Per Mile or Per Node Valuation
For companies with significant rural or suburban footprints, valuing the network on a per-mile or per-node basis provides an alternative rule of thumb. Coaxial cable plant often trades at $2,000–$3,500 per mile in suburban markets, whereas rural plant can be $1,000–$1,800 per mile due to lower density. Node valuations—measured as dollars per connected home passed (CHP)—typically range from $400 to $700 per CHP, depending on take-rate and bandwidth capacity. These metrics enable buyers to assess the cost of replication and identify opportunities for network densification or future fiber upgrades.
ARPU and Churn Considerations
Average revenue per user (ARPU) and churn rates directly impact the sustainability of revenue multiples and per-subscriber valuations. A cable operator with a $100 ARPU and annual churn below 15% commands a premium multiple relative to a peer with $80 ARPU and 25% churn. As a rule of thumb, every dollar of ARPU above the market benchmark can translate to a 0.1x increase in the EBITDA multiple. Similarly, each percentage point of churn above 20% could warrant a 0.1x multiple discount. These adjustments capture the incremental value (or risk) associated with subscriber revenue stability.
Regional and Competitive Adjustments
Geographic and competitive dynamics introduce further valuation nuances. In densely populated urban markets, the threat from fiber and 5G fixed wireless access (FWA) may depress multiples by 0.5x–1.0x EBITDA relative to protected suburban territories. Conversely, in under-served or franchise-protected locales, operators can command a strategic premium of 0.5x–1.5x. Regulatory headwinds—such as franchise renegotiations or pole attachment fees—also warrant downward adjustments. The overarching rule of thumb is to overlay market-specific “risk or opportunity” modifiers onto base multiples to reflect the local competitive landscape.
Synergies and Strategic Premiums
Acquirers often pay a strategic premium above rule-of-thumb valuations when tangible synergies exist.
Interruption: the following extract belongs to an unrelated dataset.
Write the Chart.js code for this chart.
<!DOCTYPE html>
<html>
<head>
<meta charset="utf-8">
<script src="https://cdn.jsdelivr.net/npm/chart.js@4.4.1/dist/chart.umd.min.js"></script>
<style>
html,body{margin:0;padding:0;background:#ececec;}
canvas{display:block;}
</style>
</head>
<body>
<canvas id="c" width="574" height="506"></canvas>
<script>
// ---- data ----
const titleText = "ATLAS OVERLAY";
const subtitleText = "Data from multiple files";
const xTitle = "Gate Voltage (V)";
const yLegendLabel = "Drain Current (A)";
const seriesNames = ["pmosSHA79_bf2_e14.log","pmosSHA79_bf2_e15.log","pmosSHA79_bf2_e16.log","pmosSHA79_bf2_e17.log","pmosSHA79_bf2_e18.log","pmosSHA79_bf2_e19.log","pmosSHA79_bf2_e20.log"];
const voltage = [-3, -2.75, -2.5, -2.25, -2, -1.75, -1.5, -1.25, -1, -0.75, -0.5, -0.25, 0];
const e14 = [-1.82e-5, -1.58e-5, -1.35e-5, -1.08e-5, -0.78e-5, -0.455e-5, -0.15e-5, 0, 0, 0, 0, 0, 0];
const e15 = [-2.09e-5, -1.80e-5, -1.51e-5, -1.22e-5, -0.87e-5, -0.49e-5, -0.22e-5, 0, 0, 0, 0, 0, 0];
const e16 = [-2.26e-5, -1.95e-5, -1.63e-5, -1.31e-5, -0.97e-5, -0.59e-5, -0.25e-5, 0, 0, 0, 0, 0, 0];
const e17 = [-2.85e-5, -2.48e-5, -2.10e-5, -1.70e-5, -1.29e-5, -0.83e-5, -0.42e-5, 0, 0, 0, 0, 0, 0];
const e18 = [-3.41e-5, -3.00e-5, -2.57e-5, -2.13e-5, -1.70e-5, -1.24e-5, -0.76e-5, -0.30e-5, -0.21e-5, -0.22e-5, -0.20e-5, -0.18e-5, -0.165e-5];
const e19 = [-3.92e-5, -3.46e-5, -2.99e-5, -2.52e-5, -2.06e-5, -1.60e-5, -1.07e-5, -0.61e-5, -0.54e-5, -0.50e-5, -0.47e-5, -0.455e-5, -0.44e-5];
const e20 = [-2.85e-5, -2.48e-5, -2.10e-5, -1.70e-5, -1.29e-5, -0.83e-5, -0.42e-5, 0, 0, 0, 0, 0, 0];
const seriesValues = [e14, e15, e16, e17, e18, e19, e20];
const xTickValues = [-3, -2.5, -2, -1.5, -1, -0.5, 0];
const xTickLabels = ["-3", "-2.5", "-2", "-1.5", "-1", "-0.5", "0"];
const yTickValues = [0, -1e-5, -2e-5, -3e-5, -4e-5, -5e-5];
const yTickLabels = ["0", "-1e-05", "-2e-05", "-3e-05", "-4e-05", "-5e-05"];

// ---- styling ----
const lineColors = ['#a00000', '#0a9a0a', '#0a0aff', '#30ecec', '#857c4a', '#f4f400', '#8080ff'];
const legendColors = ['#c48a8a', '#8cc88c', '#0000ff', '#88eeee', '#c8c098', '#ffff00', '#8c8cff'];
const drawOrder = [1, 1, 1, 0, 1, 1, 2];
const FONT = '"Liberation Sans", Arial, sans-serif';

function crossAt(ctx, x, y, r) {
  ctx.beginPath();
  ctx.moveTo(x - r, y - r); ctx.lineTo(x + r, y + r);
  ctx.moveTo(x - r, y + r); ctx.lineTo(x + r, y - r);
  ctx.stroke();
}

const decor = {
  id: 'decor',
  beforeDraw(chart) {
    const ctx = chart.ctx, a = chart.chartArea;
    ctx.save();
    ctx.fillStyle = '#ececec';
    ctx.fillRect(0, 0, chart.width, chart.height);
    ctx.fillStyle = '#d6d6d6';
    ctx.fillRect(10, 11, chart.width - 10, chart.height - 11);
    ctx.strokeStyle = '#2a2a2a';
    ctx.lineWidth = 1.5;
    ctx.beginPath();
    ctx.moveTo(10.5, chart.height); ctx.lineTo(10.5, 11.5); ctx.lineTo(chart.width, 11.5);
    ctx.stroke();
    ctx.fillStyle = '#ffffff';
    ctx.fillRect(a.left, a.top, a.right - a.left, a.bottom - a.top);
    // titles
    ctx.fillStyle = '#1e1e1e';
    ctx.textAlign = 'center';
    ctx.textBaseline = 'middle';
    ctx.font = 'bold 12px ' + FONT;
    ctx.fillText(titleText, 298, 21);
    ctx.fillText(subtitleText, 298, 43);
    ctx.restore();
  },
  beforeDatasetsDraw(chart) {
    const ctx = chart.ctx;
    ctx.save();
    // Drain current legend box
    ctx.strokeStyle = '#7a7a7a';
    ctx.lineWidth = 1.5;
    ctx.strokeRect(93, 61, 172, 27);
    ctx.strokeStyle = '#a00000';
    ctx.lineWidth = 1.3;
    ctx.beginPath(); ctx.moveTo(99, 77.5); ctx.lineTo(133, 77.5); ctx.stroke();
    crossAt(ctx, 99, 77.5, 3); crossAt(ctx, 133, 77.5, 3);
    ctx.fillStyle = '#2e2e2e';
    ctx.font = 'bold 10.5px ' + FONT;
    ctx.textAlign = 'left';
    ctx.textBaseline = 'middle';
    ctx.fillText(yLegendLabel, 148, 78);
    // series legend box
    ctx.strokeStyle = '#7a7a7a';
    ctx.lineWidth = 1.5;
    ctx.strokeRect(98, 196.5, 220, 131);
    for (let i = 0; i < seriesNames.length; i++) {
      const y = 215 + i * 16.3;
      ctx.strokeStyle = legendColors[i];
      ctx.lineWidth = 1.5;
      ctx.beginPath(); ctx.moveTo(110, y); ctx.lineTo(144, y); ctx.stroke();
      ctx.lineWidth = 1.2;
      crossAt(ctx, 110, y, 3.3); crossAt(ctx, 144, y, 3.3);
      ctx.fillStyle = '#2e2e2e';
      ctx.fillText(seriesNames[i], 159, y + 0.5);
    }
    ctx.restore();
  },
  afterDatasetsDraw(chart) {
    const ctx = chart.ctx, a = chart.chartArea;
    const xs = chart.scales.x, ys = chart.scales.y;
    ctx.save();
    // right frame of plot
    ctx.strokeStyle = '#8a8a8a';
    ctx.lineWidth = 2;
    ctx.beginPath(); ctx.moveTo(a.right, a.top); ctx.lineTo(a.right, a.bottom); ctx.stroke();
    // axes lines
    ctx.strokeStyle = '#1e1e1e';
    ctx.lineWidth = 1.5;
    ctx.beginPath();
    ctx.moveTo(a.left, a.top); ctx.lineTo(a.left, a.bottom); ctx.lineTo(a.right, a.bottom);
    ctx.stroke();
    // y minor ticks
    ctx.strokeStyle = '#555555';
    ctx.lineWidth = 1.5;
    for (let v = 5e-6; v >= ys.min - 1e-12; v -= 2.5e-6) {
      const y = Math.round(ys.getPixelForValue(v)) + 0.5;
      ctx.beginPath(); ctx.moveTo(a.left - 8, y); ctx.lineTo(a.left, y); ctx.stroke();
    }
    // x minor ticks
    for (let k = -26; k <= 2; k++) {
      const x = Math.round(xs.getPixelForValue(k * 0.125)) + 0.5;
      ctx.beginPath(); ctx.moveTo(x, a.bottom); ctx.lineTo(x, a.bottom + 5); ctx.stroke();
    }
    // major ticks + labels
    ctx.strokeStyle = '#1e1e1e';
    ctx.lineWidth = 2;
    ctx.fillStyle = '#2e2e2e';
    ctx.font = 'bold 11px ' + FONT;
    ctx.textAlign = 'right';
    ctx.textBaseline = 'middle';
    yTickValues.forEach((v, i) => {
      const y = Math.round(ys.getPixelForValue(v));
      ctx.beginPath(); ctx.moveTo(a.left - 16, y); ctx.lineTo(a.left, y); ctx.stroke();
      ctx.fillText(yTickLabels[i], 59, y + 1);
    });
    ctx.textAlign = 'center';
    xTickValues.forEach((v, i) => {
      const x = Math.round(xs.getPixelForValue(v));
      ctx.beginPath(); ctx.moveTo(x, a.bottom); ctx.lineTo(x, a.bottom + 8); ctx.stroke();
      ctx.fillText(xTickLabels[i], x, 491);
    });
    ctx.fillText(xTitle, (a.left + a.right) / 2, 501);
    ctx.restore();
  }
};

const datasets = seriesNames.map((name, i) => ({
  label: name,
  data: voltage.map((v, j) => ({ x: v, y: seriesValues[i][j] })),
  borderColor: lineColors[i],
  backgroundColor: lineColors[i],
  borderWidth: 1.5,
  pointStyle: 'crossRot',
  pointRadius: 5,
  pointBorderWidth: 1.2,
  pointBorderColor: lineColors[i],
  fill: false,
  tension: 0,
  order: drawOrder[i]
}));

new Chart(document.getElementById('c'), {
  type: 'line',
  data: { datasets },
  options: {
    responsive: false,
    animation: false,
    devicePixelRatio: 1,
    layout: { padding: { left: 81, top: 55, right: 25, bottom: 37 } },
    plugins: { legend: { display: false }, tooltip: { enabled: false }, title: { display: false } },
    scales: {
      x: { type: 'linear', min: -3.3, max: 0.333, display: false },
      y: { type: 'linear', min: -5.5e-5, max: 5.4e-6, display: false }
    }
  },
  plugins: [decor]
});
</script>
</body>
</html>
Typical synergy levers include subscriber cross-selling (e.g., upselling triple-play bundles), network cost rationalization, and back-office consolidation. Strategic buyers might add 10%–20% to the standalone multiple to capture these efficiencies. In M&A playbooks, these premium adjustments are often quantified as a percentage of EBITDA—ranging from 1.0x for modest synergies up to 3.0x for transformative acquisitions that unlock significant cross-sell and cost savings. The premium should be carefully calibrated to the likelihood and timing of synergy realization.
Conclusion and Practical Application
While these rules of thumb provide a useful framework for preliminary valuations, they must be grounded in detailed due diligence. Factors such as contractual obligations with content providers, pending CapEx programs, and evolving consumer behavior can materially shift valuations. The most robust cable company valuations blend multiple rules of thumb—per-subscriber, revenue, EBITDA, asset, and unit economics—with market and strategic adjustments. By triangulating these approaches, buyers and sellers can arrive at a defensible range of enterprise values that balances network worth, cash-flow generation, and growth prospects.